Commercial and military links with Malaysia were maintained, however, and Britain was encouraged to keep its base in Singapore for the joint defence of the island and Malaysia.
Mr Lee set about a huge programme of reform, designed to transform Singapore from the "cesspool of squalor and degradation" described in one contemporary account to a modern industrialised state.
Corporal punishment
To do this he maintained tight political control over every aspect of the city state, making it one of the world's most regulated societies.
Mr Lee detained some of his critics without trial, restricted the media and foreign publications, and arrested a number of journalists.
"Freedom of the press, freedom of the news media, must be subordinated to the overriding needs of the integrity of Singapore," he said.
He justified his actions by claiming that the newspapers were being financed by hostile interests abroad.
Mr Lee contended that in a developing nation some freedoms had to be sacrificed. The alternative to anti-communism was communism, and the West's concept of liberal democracy could not apply.
However, some of his critics argued that holding all the parliamentary seats should have provided him with enough security to avoid having to use such repressive measures.
As a committed anti-communist, he was accused of adopting a communist-style regime to further his policies although, unlike many communist regimes, the people of Singapore benefited financially from his rule.
From 1960 to 1980, Singapore's GNP per capita increased 15-fold.
Population control
Israel provided the model, surrounded as it was by hostile Arab states. "Like Israel, we had to leapfrog the rest of the region, and attract multinational companies," Lee said.
He understood the importance of building a good relationship with China, something that was helped by his friendship with the Chinese leader Deng Xiaoping.
Deng, who visited Singapore in 1978, expressed admiration for Lee's economic policies; Mr Lee was impressed with the reforms that Deng instituted in China.
Mr Lee introduced measures that stamped out the corruption that had been endemic in the former colony and embarked on a programme of low-cost housing and industrialisation to provide employment.
He also worked to pull together the island's diverse ethnic groups to create a unique Singaporean identity, based on multiculturalism.
He was a great believer in the efficacy of corporal punishment, having been on the receiving end himself while at school.
"I bent over a chair and was given three of the best with my trousers on," he later recalled. "I have never understood why Western educationalists are so much against corporal punishment. It did my fellow students and me no harm."
By the time he left office, corporal punishment was an intrinsic part of Singapore's judicial system being prescribed for more than 40 offences.
Mr Lee also took steps to control Singapore's fast-growing population, introducing a family planning campaign and, through the tax regime, penalising those who had more than two children.
Industrial power
Later he tried to encourage more graduate women to marry by exempting them from the child control policies that still applied to their less well educated sisters.
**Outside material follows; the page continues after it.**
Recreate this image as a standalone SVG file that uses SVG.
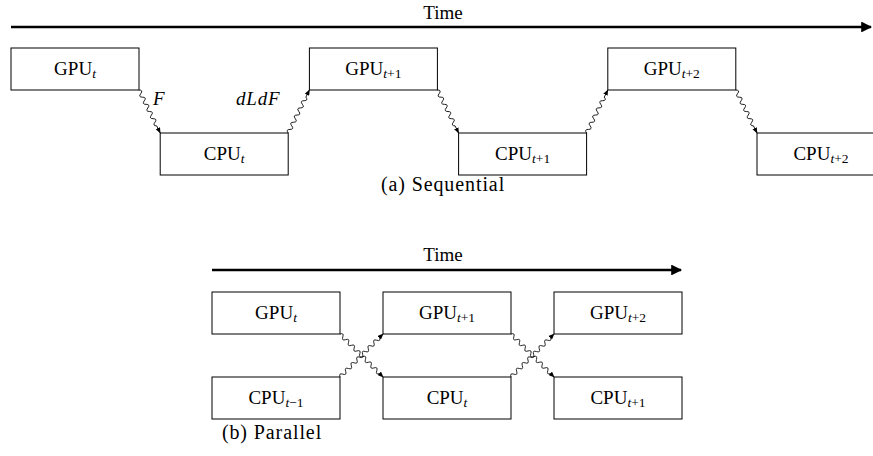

Singaporeans were taught how to be courteous, how to be less noisy, when to flush the lavatory, and not to use chewing gum. There was no graffiti because the government said there should be none.
"We were called a nanny state," Mr Lee once told the BBC. "But the result is that we are today better behaved and we live in a more agreeable place than 30 years ago."
However, despite higher living standards and increasing affluence, younger voters were rejecting him in significant numbers and siding more with the opposition.
In January 1985, he refreshed his cabinet with young technocrats, and despite the economy going through a rough patch his party continued to win landslide victories at the polls.
When Mr Lee stepped down in 1990, after winning no fewer than seven elections, he was the longest-serving prime minister in the world.
He remained active in politics, taking a leading part in the campaign to persuade more Singaporeans to speak Mandarin Chinese as well as English.
During his time in office Singapore moved from being a developing nation to one of the foremost industrial powers in Asia.
There are those who believe that development was bought at the price of personal freedom and often cite Lee's penchant for suing media organisations who disagreed with him.
But Mr Lee stood by his record until the end. "I did some sharp and hard things to get things right. Maybe some people disapproved of it… but a lot was at stake and I wanted the place to succeed, that's all," he said in a 2011 collection of interviews.
"At the end of the day, what have I got? A successful Singapore. What have I given up? My life."